═══ GIVEN MATERIAL ═══

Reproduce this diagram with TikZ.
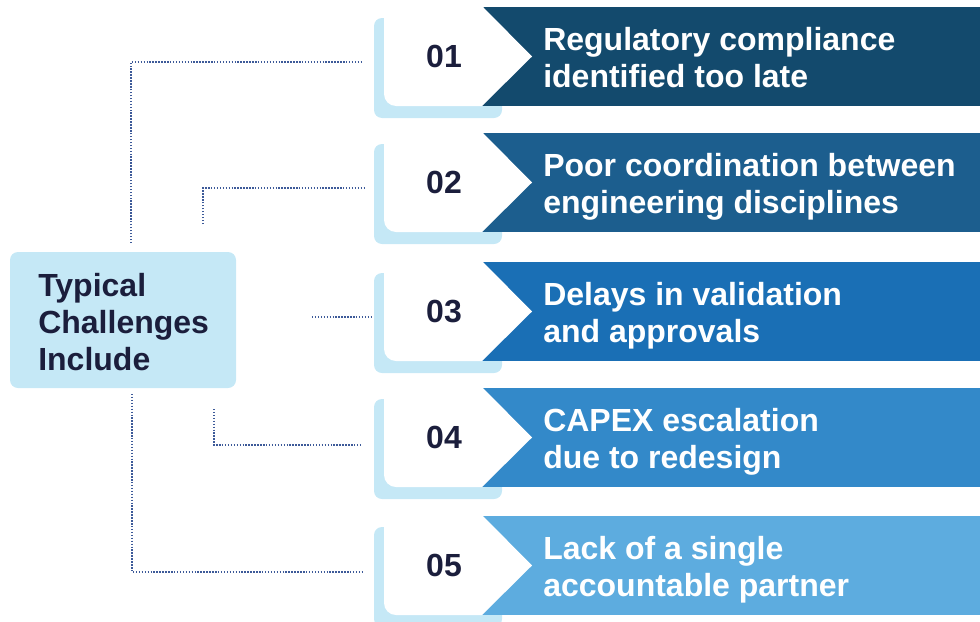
\documentclass[tikz,border=0pt]{standalone}
\usepackage{fontspec}
\setmainfont{Liberation Sans}
\definecolor{rowa}{HTML}{134A6D}
\definecolor{rowb}{HTML}{1C5E8E}
\definecolor{rowc}{HTML}{1A6FB5}
\definecolor{rowd}{HTML}{3389C9}
\definecolor{rowe}{HTML}{5DACDF}
\definecolor{paleblue}{HTML}{C5E8F6}
\definecolor{ink}{HTML}{1B1E3C}
\definecolor{connc}{HTML}{3D5A99}
\begin{document}
\begin{tikzpicture}[x=0.75pt,y=-0.75pt,
  bigtext/.style={font=\fontsize{24}{27.75}\selectfont\bfseries, inner sep=0pt, align=left, anchor=west},
  numtext/.style={font=\fontsize{24}{27.75}\selectfont\bfseries, text=ink, inner sep=0pt, anchor=center},
  sidebox/.style={fill=paleblue, rounded corners=6pt, inner sep=0pt, minimum width=226*0.75pt, minimum height=136*0.75pt},
  conn/.style={draw=connc, line width=1.1pt, dash pattern=on 1.1pt off 1.1pt}]
\useasboundingbox (0,0) rectangle (980,621);

% rows
\foreach \i/\t/\col/\la/\lb in {
  1/7/rowa/{Regulatory compliance}/{identified too late},
  2/133/rowb/{Poor coordination between}/{engineering disciplines},
  3/262/rowc/{Delays in validation}/{and approvals},
  4/388/rowd/{CAPEX escalation}/{due to redesign},
  5/516/rowe/{Lack of a single}/{accountable partner}}{
  \fill[paleblue, rounded corners=6pt] (374,\t+11) rectangle (502,\t+111);
  \fill[\col] (470,\t) rectangle (980,\t+99);
  \fill[white] (483,\t) -- (396,\t) arc[start angle=270, end angle=180, radius=12]
     -- (384,\t+87) arc[start angle=180, end angle=90, radius=12]
     -- (482,\t+99) -- (532,\t+49.5) -- cycle;
  \node[numtext] (num\i) at (444,\t+49.5) {0\i};
  \node[bigtext, text=white] (txt\i) at (543,\t+54.1) {\strut\la\\\strut\lb};
}

% left box
\node[sidebox] (tc) at (123,320) {};
\node[bigtext, text=ink, font=\fontsize{24}{27.4}\selectfont\bfseries] (tctxt) at (38,326.2) {\strut Typical\\\strut Challenges\\\strut Include};

% connector coordinates
\coordinate (s1) at (131,243); \coordinate (e1) at (363,62);
\coordinate (s2) at (203,224); \coordinate (e2) at (364,188);
\coordinate (s3) at (312,317); \coordinate (e3) at (371,317);
\coordinate (s4) at (214,409); \coordinate (e4) at (362,445);
\coordinate (s5) at (132,394); \coordinate (e5) at (363,572);

\draw[conn] (s1) |- (e1);
\draw[conn] (s2) |- (e2);
\draw[conn] (s3) -- (e3);
\draw[conn] (s4) |- (e4);
\draw[conn] (s5) |- (e5);
\end{tikzpicture}
\end{document}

═══

Leave the pictures out, and print every line of the listing exactly as written.

Reproduce this diagram with TikZ.
\documentclass[tikz,border=0pt]{standalone}
\usepackage{fontspec}
\setmainfont{Liberation Sans}
\definecolor{rowa}{HTML}{134A6D}
\definecolor{rowb}{HTML}{1C5E8E}
\definecolor{rowc}{HTML}{1A6FB5}
\definecolor{rowd}{HTML}{3389C9}
\definecolor{rowe}{HTML}{5DACDF}
\definecolor{paleblue}{HTML}{C5E8F6}
\definecolor{ink}{HTML}{1B1E3C}
\definecolor{connc}{HTML}{3D5A99}
\begin{document}
\begin{tikzpicture}[x=0.75pt,y=-0.75pt,
  bigtext/.style={font=\fontsize{24}{27.75}\selectfont\bfseries, inner sep=0pt, align=left, anchor=west},
  numtext/.style={font=\fontsize{24}{27.75}\selectfont\bfseries, text=ink, inner sep=0pt, anchor=center},
  sidebox/.style={fill=paleblue, rounded corners=6pt, inner sep=0pt, minimum width=226*0.75pt, minimum height=136*0.75pt},
  conn/.style={draw=connc, line width=1.1pt, dash pattern=on 1.1pt off 1.1pt}]
\useasboundingbox (0,0) rectangle (980,621);

% rows
\foreach \i/\t/\col/\la/\lb in {
  1/7/rowa/{Regulatory compliance}/{identified too late},
  2/133/rowb/{Poor coordination between}/{engineering disciplines},
  3/262/rowc/{Delays in validation}/{and approvals},
  4/388/rowd/{CAPEX escalation}/{due to redesign},
  5/516/rowe/{Lack of a single}/{accountable partner}}{
  \fill[paleblue, rounded corners=6pt] (374,\t+11) rectangle (502,\t+111);
  \fill[\col] (470,\t) rectangle (980,\t+99);
  \fill[white] (483,\t) -- (396,\t) arc[start angle=270, end angle=180, radius=12]
     -- (384,\t+87) arc[start angle=180, end angle=90, radius=12]
     -- (482,\t+99) -- (532,\t+49.5) -- cycle;
  \node[numtext] (num\i) at (444,\t+49.5) {0\i};
  \node[bigtext, text=white] (txt\i) at (543,\t+54.1) {\strut\la\\\strut\lb};
}

% left box
\node[sidebox] (tc) at (123,320) {};
\node[bigtext, text=ink, font=\fontsize{24}{27.4}\selectfont\bfseries] (tctxt) at (38,326.2) {\strut Typical\\\strut Challenges\\\strut Include};

% connector coordinates
\coordinate (s1) at (131,243); \coordinate (e1) at (363,62);
\coordinate (s2) at (203,224); \coordinate (e2) at (364,188);
\coordinate (s3) at (312,317); \coordinate (e3) at (371,317);
\coordinate (s4) at (214,409); \coordinate (e4) at (362,445);
\coordinate (s5) at (132,394); \coordinate (e5) at (363,572);

\draw[conn] (s1) |- (e1);
\draw[conn] (s2) |- (e2);
\draw[conn] (s3) -- (e3);
\draw[conn] (s4) |- (e4);
\draw[conn] (s5) |- (e5);
\end{tikzpicture}
\end{document}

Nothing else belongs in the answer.